If you accept the package, you accept the inevitability of disasters, the best you can hope for is a decent regime that clears up the mess, an insurance fund if you will, that whenever a disaster occurs, can suck up the oil, hose down the seagulls and get those affected back to business as usual as soon as possible.

Such an insurance fund would need to be huge and inevitably funded by the oil companies. But the get their money from selling oil to us the punters who want smartphones rather than working in the fields.

But here in the UK, about 70% of the cost of fuel at the pumps goes to the government, not the oil companies. The government that legislates to control the risk and is ultimately responsible for clearing up the mess.

Which bring me back to that tweet, and the phrase "money lost in the BP disaster". Whatever money is "lost" to BP, it originally came from the consumer, and on the way the government took more than double that. If the disaster cost BP $30billion, the government has taken $60billion.

If there is to be an insurance fund, don't we already pay for it? Sure, it would be nice if there was a specific pot of gold set aside, but that's just office admin.

When the government started bailing out banks the other year, I saw a similar infographic and possibly a blogpost from Tim Worstall going through what that many billion would buy. Things like the International Space Station or writing off the debts of third world countries, and so forth.

But no, the guvmint chose to bail out banks with money that didn't actually exist. The UK government essentially took out loans to be paid back "in the future" to not pay for third world debt or cool stuff like space travel, but banks.

The government have got far more of our money than BP, we handed it over in good faith for them to spend wisely on making the world a better place.

The money BP get as a cut is exactly the value of the oil to them, otherwise they'd sell us something else. In the UK in return for £1 we get about 30p's worth of oil and 70p's worth of the government making the world a better place.
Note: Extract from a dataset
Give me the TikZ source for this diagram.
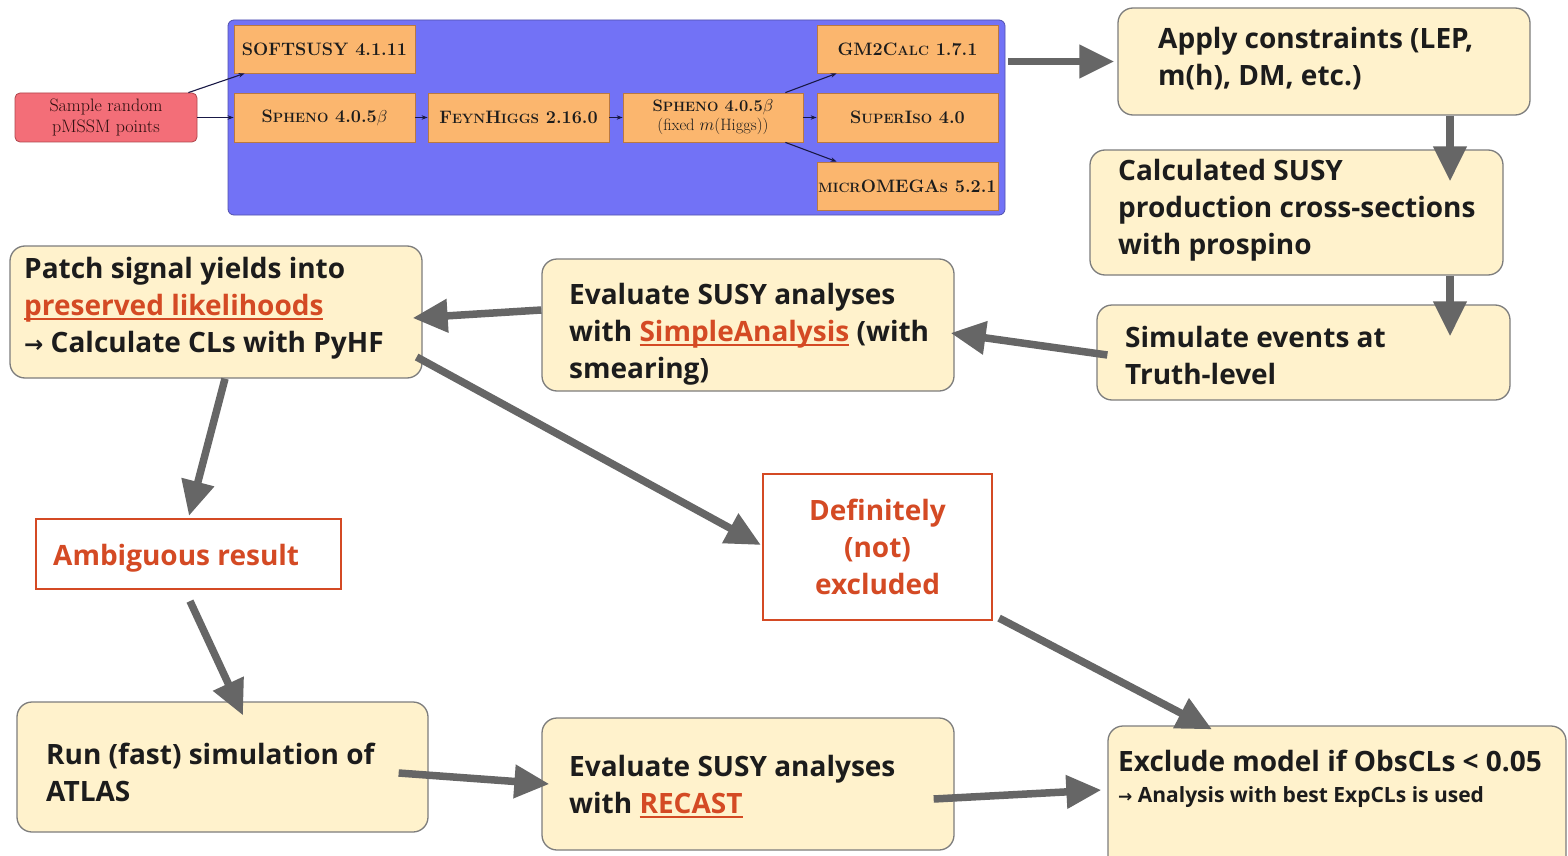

That's the package, 30p of ubiquitous touchscreen smartphone and avoiding work in the fields and 70p worth of government spending.

Having finally clicked on the tweet's link to Brand Republic I see they're using the loss in value of BP due to the oil spill, which amounts to $100billion, and lists items such as the following:-

  • A new home to replace all 275,000 homes lost in hurricane Katrina
  • An iPad for all US college students
  • 10 years clean water for each of the 884,000 people without access to it

Anyhoo, its all pish. At any point the UK or US government could, at the drop of a hat, take out a loan to buy any of these things, to make the world that much of a better place.<

But they don't, cos they know as well you do, that such gestures would lead to riots, fighting in the streets, buildings on fire, crops left unharvested, starvation and death.



**UPDATE**
I can't let it lie, every time I click post and walk away some more rantin' goes through my head.

How about this? Instead of paying £1 for petrol and getting 30p of oil and 70p of government spending, you could pay 30p for the same amount of petrol and keep the other 70p in your pocket and then spend that 70p making the world a better place by your own design. Rather than relying on the government deciding who is worthy of their largess, you can choose for yourself whether to give the money to charity, to buy clean water in far off lands, propping up dictatorial regimes, or hosing down seabirds or giving iPads to US college students and making Apple exactly the same amount richer.

I mean really, this lost BP money couldn't have been spent on anything else, there was never any plan to do things on that marvelous shopping list, no plans that have now had to be cancelled due to the oil spill.

Back home, I have these huge credit card debts racked up from a period of unemployment, and I really want an Xbox 360 Elite, my debts equal the cost of fifty Xbox 360 Elite, that's the scale of my disaster. So I can't afford an Xbox 360 Elite. If I somehow came across the money to buy one Xbox 360 Elite, I wouldn't buy one, I'd pay off a fiftieth of my debts.

If I came across enough money to buy forty Xbox 360 Elites, I still wouldn't buy one cos I still have more debt than money to buy an Xbox 360 Elite.

Strangely, even before I'd racked up the credit card debt I didn't have enough money to afford an Xbox 360 Elite. There were other more pressing things to spend the money on, like getting my car serviced, rent, food, flowers for my attractive young ladyfriend, and propping up a small fraction of London and Glasgow's indie music scenes.

Actually, I could, at any point just get an Xbox 360 Elite with my said credit card, whether I have the money or not. The fact there is a huge oil spill or outstanding debts has little bearing on whether I get it or not.